There’s a transformation taking place in my back yard right now. Our giant octopus agave is sprouting a “bloom spike.” This stalk, which is already about 4 inches thick and very sturdy, will grow to a height of 10–12 feet, produce numerous blossoms that will become tiny little octopus agaves—and then the entire plant will die, leaving those baby plantlets to fend for themselves.
When I think of plants bearing fruit, I tend to think of peach and apple trees, which flower and fruit every season for decades before they eventually grow old and die. Agaves, however, put all their energy into one spectacular bloom and then die off, exhausted by the process.

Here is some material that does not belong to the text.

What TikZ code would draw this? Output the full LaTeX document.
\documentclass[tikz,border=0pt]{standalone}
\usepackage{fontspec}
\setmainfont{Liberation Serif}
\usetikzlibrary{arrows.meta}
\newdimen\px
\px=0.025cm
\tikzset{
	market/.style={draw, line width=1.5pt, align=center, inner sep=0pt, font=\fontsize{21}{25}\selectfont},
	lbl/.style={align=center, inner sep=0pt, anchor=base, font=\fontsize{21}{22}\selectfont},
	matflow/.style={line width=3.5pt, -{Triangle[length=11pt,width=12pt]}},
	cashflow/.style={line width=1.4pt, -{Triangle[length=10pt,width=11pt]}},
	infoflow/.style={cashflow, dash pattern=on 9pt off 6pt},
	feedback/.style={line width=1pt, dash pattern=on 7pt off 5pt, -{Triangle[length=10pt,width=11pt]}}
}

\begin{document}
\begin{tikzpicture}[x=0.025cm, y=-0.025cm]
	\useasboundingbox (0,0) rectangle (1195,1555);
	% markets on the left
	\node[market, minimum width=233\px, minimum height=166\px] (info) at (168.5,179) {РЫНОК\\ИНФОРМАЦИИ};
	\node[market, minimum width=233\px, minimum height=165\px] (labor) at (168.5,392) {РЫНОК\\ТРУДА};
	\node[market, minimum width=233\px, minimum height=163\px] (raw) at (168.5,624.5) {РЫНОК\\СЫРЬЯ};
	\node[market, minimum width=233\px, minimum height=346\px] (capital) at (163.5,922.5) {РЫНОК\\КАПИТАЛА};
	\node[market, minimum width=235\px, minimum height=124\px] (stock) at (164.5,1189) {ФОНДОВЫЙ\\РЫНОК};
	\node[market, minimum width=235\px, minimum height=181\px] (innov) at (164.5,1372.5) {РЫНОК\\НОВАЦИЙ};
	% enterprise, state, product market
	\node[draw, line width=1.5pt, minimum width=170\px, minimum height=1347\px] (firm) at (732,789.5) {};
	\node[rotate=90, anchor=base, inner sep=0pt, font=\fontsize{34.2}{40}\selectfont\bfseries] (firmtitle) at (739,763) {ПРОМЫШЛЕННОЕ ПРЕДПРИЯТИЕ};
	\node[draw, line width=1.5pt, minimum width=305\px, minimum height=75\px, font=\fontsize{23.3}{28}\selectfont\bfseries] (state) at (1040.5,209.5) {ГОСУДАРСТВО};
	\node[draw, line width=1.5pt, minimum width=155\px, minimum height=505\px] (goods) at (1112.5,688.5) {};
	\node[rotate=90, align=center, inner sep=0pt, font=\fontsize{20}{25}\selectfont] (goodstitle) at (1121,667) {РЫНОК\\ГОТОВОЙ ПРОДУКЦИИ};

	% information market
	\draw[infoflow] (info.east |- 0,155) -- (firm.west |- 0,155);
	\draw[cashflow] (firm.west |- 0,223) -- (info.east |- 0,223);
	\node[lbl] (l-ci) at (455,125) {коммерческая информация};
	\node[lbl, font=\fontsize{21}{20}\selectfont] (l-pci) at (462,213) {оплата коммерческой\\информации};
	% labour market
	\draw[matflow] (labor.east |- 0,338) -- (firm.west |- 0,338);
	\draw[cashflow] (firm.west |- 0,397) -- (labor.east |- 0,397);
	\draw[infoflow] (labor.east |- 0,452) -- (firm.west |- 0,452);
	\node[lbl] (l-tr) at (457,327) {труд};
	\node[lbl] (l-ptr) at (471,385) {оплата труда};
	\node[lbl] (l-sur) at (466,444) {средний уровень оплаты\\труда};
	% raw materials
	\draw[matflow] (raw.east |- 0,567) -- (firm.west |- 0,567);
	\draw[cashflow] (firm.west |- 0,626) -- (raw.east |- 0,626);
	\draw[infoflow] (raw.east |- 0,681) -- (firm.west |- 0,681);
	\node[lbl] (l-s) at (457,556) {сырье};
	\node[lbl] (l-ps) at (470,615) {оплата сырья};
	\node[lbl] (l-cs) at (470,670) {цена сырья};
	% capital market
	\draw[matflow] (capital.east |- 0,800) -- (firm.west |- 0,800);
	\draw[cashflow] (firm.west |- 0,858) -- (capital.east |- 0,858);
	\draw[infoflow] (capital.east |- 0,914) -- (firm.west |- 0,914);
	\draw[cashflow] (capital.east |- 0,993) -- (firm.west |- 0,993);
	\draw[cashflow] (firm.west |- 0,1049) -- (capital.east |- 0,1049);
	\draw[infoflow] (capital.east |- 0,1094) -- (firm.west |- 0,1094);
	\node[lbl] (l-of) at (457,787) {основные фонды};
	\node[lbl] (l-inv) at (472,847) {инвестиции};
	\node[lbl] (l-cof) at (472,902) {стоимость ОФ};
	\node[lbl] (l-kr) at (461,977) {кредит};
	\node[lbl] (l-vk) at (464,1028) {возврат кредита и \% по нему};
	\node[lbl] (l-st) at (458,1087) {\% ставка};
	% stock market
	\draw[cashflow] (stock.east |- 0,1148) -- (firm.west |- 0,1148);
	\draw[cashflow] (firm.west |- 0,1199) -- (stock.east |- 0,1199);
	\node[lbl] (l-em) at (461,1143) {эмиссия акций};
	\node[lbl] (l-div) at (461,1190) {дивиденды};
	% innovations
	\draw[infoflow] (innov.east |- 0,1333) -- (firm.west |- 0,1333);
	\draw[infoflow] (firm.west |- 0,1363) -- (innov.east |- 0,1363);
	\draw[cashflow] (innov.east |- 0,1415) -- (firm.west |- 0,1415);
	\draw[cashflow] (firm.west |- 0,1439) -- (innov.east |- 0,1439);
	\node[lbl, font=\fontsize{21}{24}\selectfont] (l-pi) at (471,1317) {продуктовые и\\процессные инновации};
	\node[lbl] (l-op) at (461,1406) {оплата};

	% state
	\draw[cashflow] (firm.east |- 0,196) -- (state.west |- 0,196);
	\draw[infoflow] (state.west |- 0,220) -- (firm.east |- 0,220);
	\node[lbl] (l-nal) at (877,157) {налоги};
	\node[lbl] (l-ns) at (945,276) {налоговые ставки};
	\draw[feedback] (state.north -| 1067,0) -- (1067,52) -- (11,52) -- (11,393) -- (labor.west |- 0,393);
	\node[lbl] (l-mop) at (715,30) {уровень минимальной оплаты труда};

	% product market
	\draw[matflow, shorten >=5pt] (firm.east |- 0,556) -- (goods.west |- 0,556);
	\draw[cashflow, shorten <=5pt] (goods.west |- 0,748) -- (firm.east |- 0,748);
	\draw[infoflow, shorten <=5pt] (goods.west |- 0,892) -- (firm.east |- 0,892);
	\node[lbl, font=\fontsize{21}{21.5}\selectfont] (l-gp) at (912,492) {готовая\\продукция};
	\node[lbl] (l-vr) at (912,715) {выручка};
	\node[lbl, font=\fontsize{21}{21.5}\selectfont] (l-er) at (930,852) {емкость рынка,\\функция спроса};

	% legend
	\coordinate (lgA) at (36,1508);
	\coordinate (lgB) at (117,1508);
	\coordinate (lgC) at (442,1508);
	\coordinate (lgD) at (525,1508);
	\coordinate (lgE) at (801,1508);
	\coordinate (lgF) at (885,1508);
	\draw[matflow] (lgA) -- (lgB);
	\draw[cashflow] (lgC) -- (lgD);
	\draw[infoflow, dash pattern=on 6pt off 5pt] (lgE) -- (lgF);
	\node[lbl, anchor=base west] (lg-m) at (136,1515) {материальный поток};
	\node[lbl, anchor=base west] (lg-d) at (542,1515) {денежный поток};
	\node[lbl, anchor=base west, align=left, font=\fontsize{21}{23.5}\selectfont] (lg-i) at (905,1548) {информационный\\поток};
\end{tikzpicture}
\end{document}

We also have aloes in our yard, preparing to bloom. These may look similar to agaves, but they are quite different in some critical respects. Aloes are native to sub-Saharan Africa and the Saudi Arabian Peninsula, while agaves originated here in the Desert Southwest and Mexico. While agaves bloom once and then die, aloes bloom yearly and form “pups,” or small plantlets that appear around the edges of the outer leaves, like pups peeking out from under a mother dog’s legs. This allows aloes to reproduce without killing themselves in the process.
As I think about the season of Lent, and of the call to spiritual transformation, these plants teach me that there are different levels of transformational commitment. Some fruit is cyclical, like the fruit of the peach and apple trees. Birds peck at the numerous fruits, bees follow behind once the skin is pierced, we humans savor what is left and perhaps plant a few of the seeds, while the tree stands tall to begin the process again. Other fruit is sacrificial, like the fruit of the agave. This plant invests everything into sending a stalk high into the air, laden with miniature versions of its very self, and sends them off into the wide world with its blessing.
Our lives can also be either cyclical or sacrificial. Most of us are called to the cyclical bearing of fruit, whether the literal fruit of our bodies or the more figurative fruit of our paid or volunteer work and ministries, our kind or cruel words, artistic endeavors, books written, lessons taught, wisdom shared…. A few of us, however, might be called to bear sacrificial fruit. I think of the brave souls who fight our nation’s wars and wildfires, or the people who volunteered, decades ago, to be the first human test cases for new vaccines. It’s the commitment, you see. Regardless of whether those humans ended up dying, their full commitment to the possibility is the same as that of the agave. Their deaths might not be definitive, but their commitment had to be.
Jesus made that level of commitment. Born as a human, he embraced the calling to bear sacrificial fruit—though his night of agony in the Garden of Gethsemane proves to us all that the commitment is not free of second thoughts, fears, and painful anticipation.
As you ponder your Lenten journey, what level of commitment are you willing to make? What transformations are taking shape in you in this season? What fruits are you called to be bearing?